Pemberton then asked William Waring, a Philadelphia mathematician and ephemeris calculator, and David Rittenhouse, a prominent American astronomer, almanac author, surveyor and scientific instrument maker who was at the time serving as the president of the American Philosophical Society, to confirm the accuracy of Banneker’s work. Waring endorsed Banneker’s work, stating, ‘I have examined Benjamin Banneker’s Almanac for 1792, and am of the Opinion that it well deserves the Acceptance and Encouragement of the Public’” (ibid.).

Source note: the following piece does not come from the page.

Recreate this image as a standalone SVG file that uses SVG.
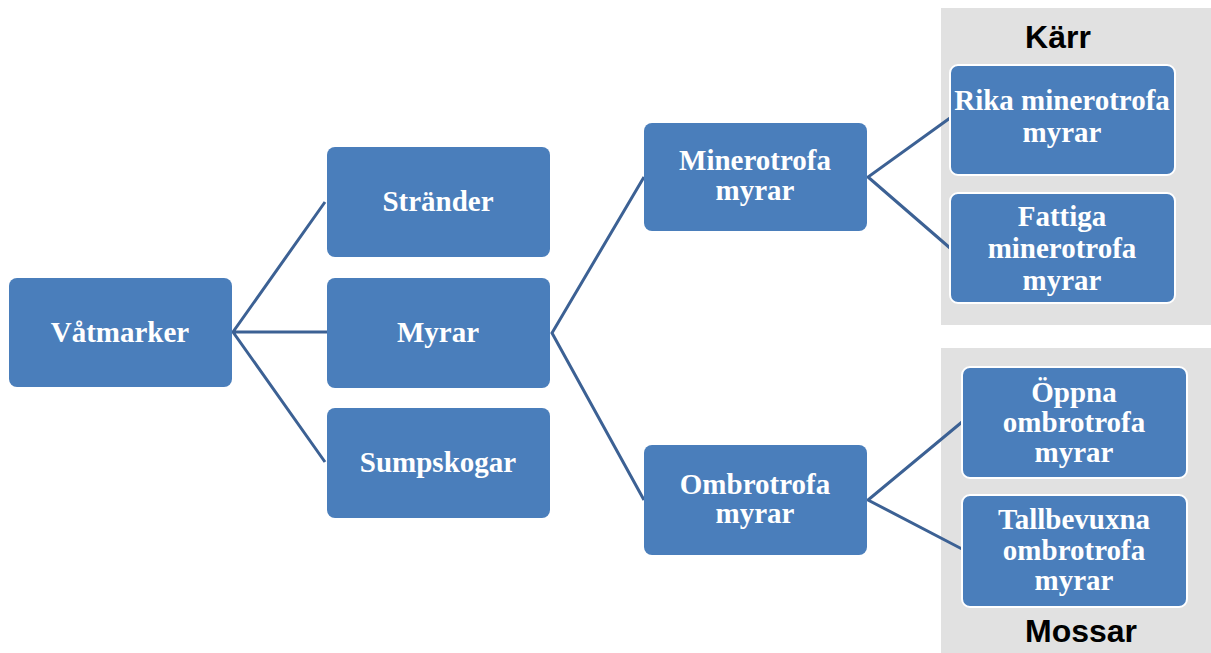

The 1791 letter which Banneker sent to Thomas Jefferson, along with a gift of the 1792 almanac in manuscript form, was audacious. It even went so far as to use Jefferson’s own words against him: “This Sir, was a time in which you clearly saw into the injustice of a State of Slavery, and in which you had just apprehensions of the horrors of its condition, it was now Sir, that your abhorrence thereof was so excited, that you publickly held forth this true and invaluable doctrine, which is worthy to be recorded and remember’d in all Succeeding ages. ‘We hold these truths to be Self evident, that all men are created equal, and that they are endowed by their creator with certain unalienable rights, that among these are life, liberty, and the pursuit of happyness’” (https://founders.archives.gov/documents/Jefferson/01-22-02-0049). You have to admire the spunk as well as the determination of Benjamin Banneker.

I doubt that the accomplishments of Benjamin Banneker are on a par with the great scientists and inventors of our shared history, but he was an American hero in his small way. Along with being and autodidact, he fought for the rights of all people not to be enslaved, and he argued to powerful men that to subjugate their fellow human beings was wrong.